One theory of the brain, popularized in part by Kurzweil, holds that the neocortex – the thinking part of the brain – is just a few hundred million pattern recognizers that we train over a lifetime. These pattern recognizers are made of 100 or so closely interconnected neurons. We recognize objects and sounds by the combination of pattern recognizers that fire as a group. (The columns can overlap one another, which some say works against the theory, and the numbers are pretty loose. But just go with it for a moment.)
What if a set of pattern recognizers could be built of searchable memories? Could intelligence emerge from something like a 300-million-memory Street Engine? Phillips thinks so, but the trick will be connecting those memories in the right way. And if that could work, how much smarter than us would a billion-memory Street Engine be, or an equivalent virtual brain? Would it be the demon that annihilates mankind?
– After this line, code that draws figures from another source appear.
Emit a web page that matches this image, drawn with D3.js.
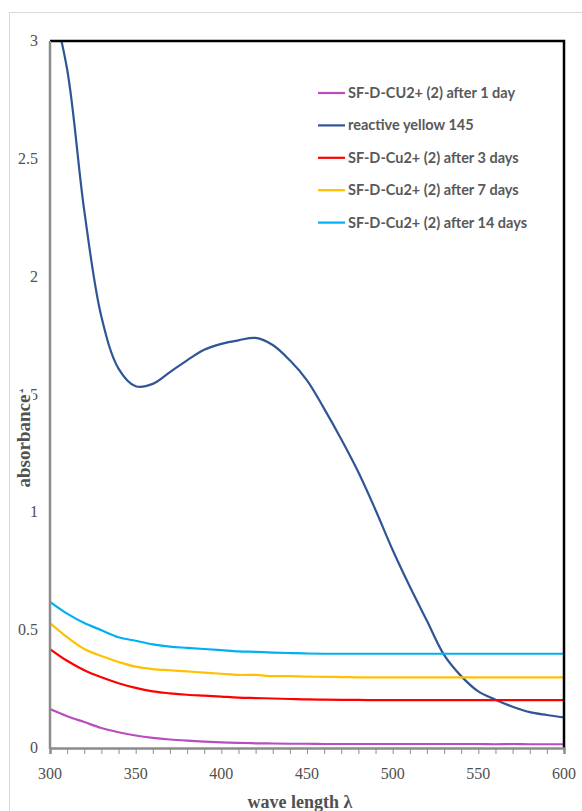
<!DOCTYPE html>
<html lang="en">
<head>
    <meta charset="UTF-8">
    <title>absorbance</title>
    <script src="https://cdn.jsdelivr.net/npm/d3@7"></script>
    <style>
        body { margin: 0; background: #fff; }
    </style>
</head>
<body>

<script>
    // wavelength grid (nm) shared by every curve
    var wavelength = [300,310,320,330,340,350,360,370,380,390,400,410,420,430,440,450,
                      460,470,480,490,500,510,520,530,540,550,560,570,580,590,600];

    var day1   = [0.165,0.135,0.11,0.085,0.067,0.053,0.043,0.036,0.031,0.027,0.024,0.022,0.020,0.019,0.018,0.018,
                  0.017,0.017,0.017,0.017,0.017,0.017,0.017,0.017,0.017,0.017,0.016,0.017,0.016,0.016,0.016];
    var ry145  = [3.2,2.88,2.28,1.83,1.61,1.535,1.545,1.595,1.645,1.69,1.715,1.73,1.74,1.71,1.645,1.56,
                  1.44,1.31,1.17,1.01,0.84,0.685,0.54,0.395,0.305,0.24,0.205,0.175,0.152,0.14,0.13];
    var day3   = [0.42,0.37,0.33,0.30,0.275,0.255,0.24,0.232,0.226,0.222,0.218,0.214,0.212,0.210,0.208,0.206,
                  0.205,0.204,0.204,0.203,0.203,0.203,0.203,0.203,0.203,0.203,0.203,0.203,0.203,0.203,0.203];
    var day7   = [0.53,0.47,0.42,0.39,0.365,0.345,0.335,0.33,0.325,0.32,0.315,0.31,0.31,0.305,0.305,0.303,
                  0.302,0.301,0.30,0.30,0.30,0.30,0.30,0.30,0.30,0.30,0.30,0.30,0.30,0.30,0.30];
    var day14  = [0.62,0.57,0.53,0.50,0.47,0.455,0.44,0.43,0.425,0.42,0.415,0.41,0.408,0.405,0.403,0.401,
                  0.40,0.40,0.40,0.40,0.40,0.40,0.40,0.40,0.40,0.40,0.40,0.40,0.40,0.40,0.40];

    var seriesNames  = ["SF-D-CU2+ (2) after 1 day","reactive yellow 145","SF-D-Cu2+ (2) after 3 days",
                        "SF-D-Cu2+ (2) after 7 days","SF-D-Cu2+ (2) after 14 days"];
    var seriesValues = [day1, ry145, day3, day7, day14];
    var seriesColors = ["#b84dbe","#2f5597","#ff0000","#ffc000","#00b0f0"];

    var xTicks = [300,350,400,450,500,550,600];
    var yTicks = [0,0.5,1,1.5,2,2.5,3];

    var width = 582, height = 811;
    var pLeft = 50, pRight = 564, pTop = 41, pBottom = 748;

    var svg = d3.select('body')
            .append('svg')
            .attr('width', width)
            .attr('height', height);

    // outer chart frame
    svg.append('rect')
            .attr('x', 9.5).attr('y', 12.5)
            .attr('width', 600).attr('height', 820)
            .attr('fill', 'none')
            .attr('stroke', '#d9d9d9');

    var x = d3.scaleLinear().domain([300, 600]).range([pLeft, pRight]);
    var y = d3.scaleLinear().domain([0, 3]).range([pBottom, pTop]);

    svg.append('clipPath').attr('id', 'plot')
            .append('rect')
            .attr('x', pLeft).attr('y', pTop)
            .attr('width', pRight - pLeft).attr('height', pBottom - pTop);

    var line = d3.line()
            .x(function(d){ return x(d[0]); })
            .y(function(d){ return y(d[1]); })
            .curve(d3.curveCatmullRom.alpha(0.5));

    svg.append('g')
            .attr('clip-path', 'url(#plot)')
            .selectAll('path')
            .data(seriesValues)
            .enter()
            .append('path')
            .attr('fill', 'none')
            .attr('stroke', function(d,i){ return seriesColors[i]; })
            .attr('stroke-width', 2.2)
            .attr('d', function(d){
                return line(d.map(function(v,i){ return [wavelength[i], v]; }));
            });

    // black top and right border
    svg.append('path')
            .attr('d', 'M' + pLeft + ',' + pTop + 'H' + pRight + 'V' + pBottom)
            .attr('fill', 'none')
            .attr('stroke', '#000')
            .attr('stroke-width', 2.5);

    // x axis with minor ticks every 10 nm
    var xAxis = svg.append('g')
            .attr('transform', 'translate(0,' + pBottom + ')')
            .call(d3.axisBottom(x).tickValues(d3.range(300, 601, 10)).tickSize(6).tickFormat(''));
    xAxis.select('.domain').attr('stroke', '#8c8c8c').attr('stroke-width', 2.5);
    xAxis.selectAll('.tick line').attr('stroke', '#8c8c8c').attr('stroke-width', 1);

    svg.append('g').selectAll('text')
            .data(xTicks)
            .enter()
            .append('text')
            .attr('x', function(d){ return x(d); })
            .attr('y', 779)
            .attr('text-anchor', 'middle')
            .attr('font-family', 'Liberation Serif, serif')
            .attr('font-size', 16)
            .attr('fill', '#505050')
            .text(function(d){ return d; });

    // y axis: plain gray line and labels
    svg.append('line')
            .attr('x1', pLeft).attr('x2', pLeft)
            .attr('y1', pTop).attr('y2', pBottom + 1)
            .attr('stroke', '#8c8c8c')
            .attr('stroke-width', 2.5);

    svg.append('g').selectAll('text')
            .data(yTicks)
            .enter()
            .append('text')
            .attr('x', 38)
            .attr('y', function(d){ return y(d) + 5; })
            .attr('text-anchor', 'end')
            .attr('font-family', 'Liberation Serif, serif')
            .attr('font-size', 16)
            .attr('fill', '#505050')
            .text(function(d){ return d; });

    // y title sits on a white box that hides part of the 1.5 label, as in the original
    var yTitle = svg.append('g').attr('transform', 'translate(30,441) rotate(-90)');
    var yTitleText = yTitle.append('text')
            .attr('text-anchor', 'middle')
            .attr('font-family', 'Liberation Serif, serif')
            .attr('font-weight', 'bold')
            .attr('font-size', 19)
            .attr('fill', '#505050')
            .text('absorbance');
    var bb = yTitleText.node().getBBox();
    yTitle.insert('rect', 'text')
            .attr('x', bb.x - 2).attr('y', bb.y + 1)
            .attr('width', bb.width + 4).attr('height', bb.height - 2)
            .attr('fill', '#fff');

    svg.append('text')
            .attr('x', 300)
            .attr('y', 808)
            .attr('text-anchor', 'middle')
            .attr('font-family', 'Liberation Serif, serif')
            .attr('font-weight', 'bold')
            .attr('font-size', 18)
            .attr('fill', '#505050')
            .text('wave length λ');

    // legend
    var legend = svg.append('g').selectAll('g')
            .data(seriesNames)
            .enter()
            .append('g')
            .attr('transform', function(d,i){ return 'translate(318,' + (93 + i * 32.4) + ')'; });
    legend.append('line')
            .attr('x1', 0).attr('x2', 27)
            .attr('stroke', function(d,i){ return seriesColors[i]; })
            .attr('stroke-width', 2.2);
    legend.append('text')
            .attr('x', 30)
            .attr('y', 5)
            .attr('font-family', 'Lato, sans-serif')
            .attr('font-weight', 'bold')
            .attr('font-size', 14.5)
            .attr('fill', '#595959')
            .text(function(d){ return d; });
</script>
</body>
</html>
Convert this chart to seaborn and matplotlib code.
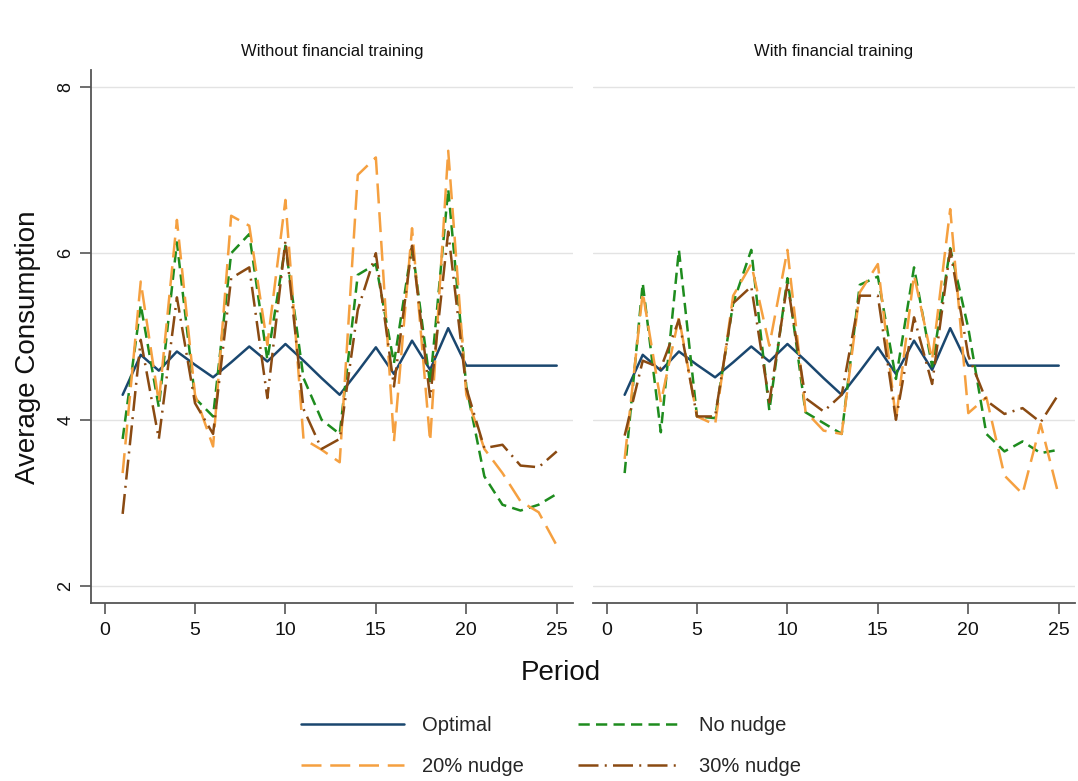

“One point I like to make is that being smart does not mean you are evil,” said Laird. “If it does, it is somewhat ironic to have Musk and Hawking worry about evil machines, being two of the smartest humans around.
“Even so, ensuring that machine intelligence works for the good of humanity needs to be one of our primary goals.”
While the core challenge of artificial intelligence (AI) is making machines that think, giving those machines sight and hearing is a major part of that endeavor. Developments in this area have leapt forward with a technique called machine learning.
For instance, machine learning algorithms can “learn” to recognize human faces by analyzing many portraits. Old school machine learning required developers to program in the important features or mark them up in the training images. The new wave, called deep learning, lets them skip that step. The algorithm can decide for itself what to pay attention to.
“Deep learning is an enabling technique for building artificial intelligence systems. In a narrow sense, it performs already very well on some AI tasks, such as speech recognition and image recognition,” said Honglak Lee, an assistant professor of electrical engineering and computer science (EECS) at U-M and a trailblazer in the field of deep learning.
These algorithms are typically constructed of many pattern-recognizing layers. The first layers look at the raw data. Analyzing images of faces, for instance, many break the pictures down into 10×10 pixel squares. In these chunks, the algorithm identifies edges and other components of patterns that are repeated among the different example images.
Armed with these features, the next layers examine how the features relate to one another (for example, the eye usually has an eyebrow above it). These relations build until, at the top level of layers, the algorithm recognizes faces.
Deep learning is also useful for audio and video analysis. While image recognition looks at patterns in space, audio recognition is concerned with those over time. To interpret video, the algorithm must learn spatial and temporal patterns.
The ability to vastly improve computer perception through deep learning has already been used in the classic artificial intelligence problem of game playing. Lee worked with U-M professors Satinder Singh (EECS) and Rick Lewis (Psychology), experts in reinforcement learning, and others at U-M to develop one of the best AI Atari players. This work, presented at a conference last year, got a shout-out in the recent issue of Nature that featured Google DeepMind’s advances in AI Atari play.
The game-playing agent used reinforcement learning to hone its strategy in games like Q*Bert, Space Invaders and Sea Quest. Deep learning allowed the agent to interpret the screen views in real time.
Lee plans to add another level of sophistication. “Potentially deep learning can make a good prediction about the video or temporal data, including games,” he said. “It can be viewed as simulating the future on a short scale, based on the action that the agent takes.”
He is also interested in improving the flexibility of deep learning algorithms so that they can handle variations such as lighting, point of view and facial expression “It allows for much richer reasoning abilities and robust recognition abilities,” said Lee.